Failure to achieve the Millennium Development Goal of universal primary education in many low-income countries, coupled with the uncomfortable fact that millions of children who are in school are not learning the basics, have resulted in a ‘global learning crisis’affecting more than one-half of all children and adolescents, according to estimates from the UNESCO Institute for Statistics (UIS). The new data have set alarm bells ringing and are the central focus of the 2018 World Bank Development Report. The eye-watering fact is that today, of the 617 million children and adolescents worldwide not achieving minimum proficiency levels in reading and mathematics, two-thirds are in school.

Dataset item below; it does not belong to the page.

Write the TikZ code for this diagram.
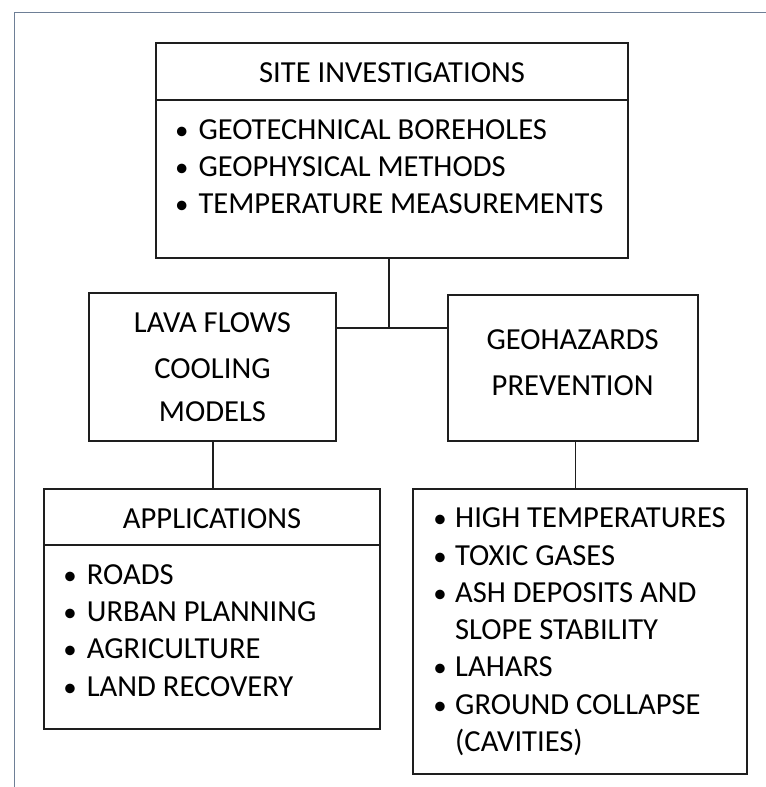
\documentclass[tikz,border=0pt]{standalone}
\usepackage{fontspec}
\setmainfont{Carlito}
\definecolor{framec}{RGB}{110,127,150}
\definecolor{linec}{RGB}{30,30,30}
\begin{document}
\begin{tikzpicture}[x=1bp,y=-1bp,
  box/.style={draw=linec, line width=1.8bp, inner sep=0pt, rectangle},
  txt/.style={inner sep=0pt, font=\fontsize{30.7}{36}\selectfont, text=black},
  ttl/.style={txt, anchor=base},
  item/.style={txt, anchor=base west},
  bul/.style={txt, anchor=base, font=\fontsize{27}{36}\selectfont},
  conn/.style={draw=linec, line width=1.8bp},
  framel/.style={draw=framec, line width=1.4bp}]
\useasboundingbox (0,0) rectangle (766,787);
% outer frame lines
\coordinate (fa) at (14.5,787);
\coordinate (fb) at (14.5,12.3);
\coordinate (fc) at (766,12.3);
\draw[framel] (fa) -- (fb) -- (fc);

% boxes
\node[box, minimum width=472bp, minimum height=215.3bp] (si) at (392,150.35) {};
\node[box, minimum width=246.4bp, minimum height=147.4bp] (lava) at (212.5,367) {};
\node[box, minimum width=250bp, minimum height=145.7bp] (geo) at (572.7,367.85) {};
\node[box, minimum width=336bp, minimum height=240bp] (apps) at (212,609) {};
\node[box, minimum width=334bp, minimum height=285bp] (haz) at (579.7,631.5) {};

% dividers
\coordinate (sid) at (0,100);
\draw[conn] (si.west |- sid) -- (si.east |- sid);
\coordinate (apd) at (0,545.3);
\draw[conn] (apps.west |- apd) -- (apps.east |- apd);

% connectors
\coordinate (j) at (389,327.7);
\draw[conn] (si.south -| j) -- (j);
\draw[conn] (lava.east |- j) -- (geo.west |- j);
\coordinate (lx) at (213,0);
\draw[conn] (lava.south -| lx) -- (apps.north -| lx);
\coordinate (gx) at (575.5,0);
\draw[conn] (geo.south -| gx) -- (haz.north -| gx);

% top box text
\node[ttl] (t1) at (392,82.7) {SITE INVESTIGATIONS};
\node[bul] (b11) at (181.7,139.3) {•};
\node[item] (i11) at (198.3,139.3) {GEOTECHNICAL BOREHOLES};
\node[bul] (b12) at (181.7,176.3) {•};
\node[item] (i12) at (198.3,176.3) {GEOPHYSICAL METHODS};
\node[bul] (b13) at (181.7,213.3) {•};
\node[item] (i13) at (198.3,213.3) {TEMPERATURE MEASUREMENTS};

% lava box text
\node[ttl] (l1) at (212.5,332.7) {LAVA FLOWS};
\node[ttl] (l2) at (212.5,378.7) {COOLING};
\node[ttl] (l3) at (212.5,421.7) {MODELS};

% geohazards text
\node[ttl] (g1) at (572.7,349) {GEOHAZARDS};
\node[ttl] (g2) at (572.7,395) {PREVENTION};

% applications
\node[ttl] (a0) at (212,528.3) {APPLICATIONS};
\node[bul] (ab1) at (70,584.3) {•};
\node[item] (a1) at (86.7,584.3) {ROADS};
\node[bul] (ab2) at (70,621.6) {•};
\node[item] (a2) at (86.7,621.6) {URBAN PLANNING};
\node[bul] (ab3) at (70,658.9) {•};
\node[item] (a3) at (86.7,658.9) {AGRICULTURE};
\node[bul] (ab4) at (70,696.2) {•};
\node[item] (a4) at (86.7,696.2) {LAND RECOVERY};

% hazards list
\node[bul] (hb1) at (440,527.7) {•};
\node[item] (h1) at (455,527.7) {HIGH TEMPERATURES};
\node[bul] (hb2) at (440,565) {•};
\node[item] (h2) at (455,565) {TOXIC GASES};
\node[bul] (hb3) at (440,602.3) {•};
\node[item] (h3) at (455,602.3) {ASH DEPOSITS AND};
\node[item] (h3b) at (455,639.6) {SLOPE STABILITY};
\node[bul] (hb4) at (440,676.9) {•};
\node[item] (h4) at (455,676.9) {LAHARS};
\node[bul] (hb5) at (440,714.2) {•};
\node[item] (h5) at (455,714.2) {GROUND COLLAPSE};
\node[item] (h5b) at (455,751.5) {(CAVITIES)};
\end{tikzpicture}
\end{document}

It is crucial that children learn to read and do basic mathematics in the first few years of education, as these skills provide the foundation for all future learning. If this window of opportunity is missed, learning these skills later in life becomes difficult or impossible without remedial support. In this blog, I explain how the citizen-led assessments, which began as a grassroots effort in India, have become a model for a participatory, civil society led effort to gather data on basic reading and mathematics skills, and how this model can support global monitoring efforts.
What are citizen-led assessments?
The citizen-led assessment model started in India in 2005 with Pratham’s Annual Status of Education Report (ASER). Citizen-led assessments are conducted in the household and not in schools, offering a complementary and contextually-relevant method of assessing learning outcomes that is grounded in the realities of developing countries, where not all children are enrolled in school or attending regularly. Citizen-led assessments focus on assessing the acquisition of a few basic skills for all children (rather than on subject-wise, grade-level outcomes like other assessments) and are conducted orally, one-on-one.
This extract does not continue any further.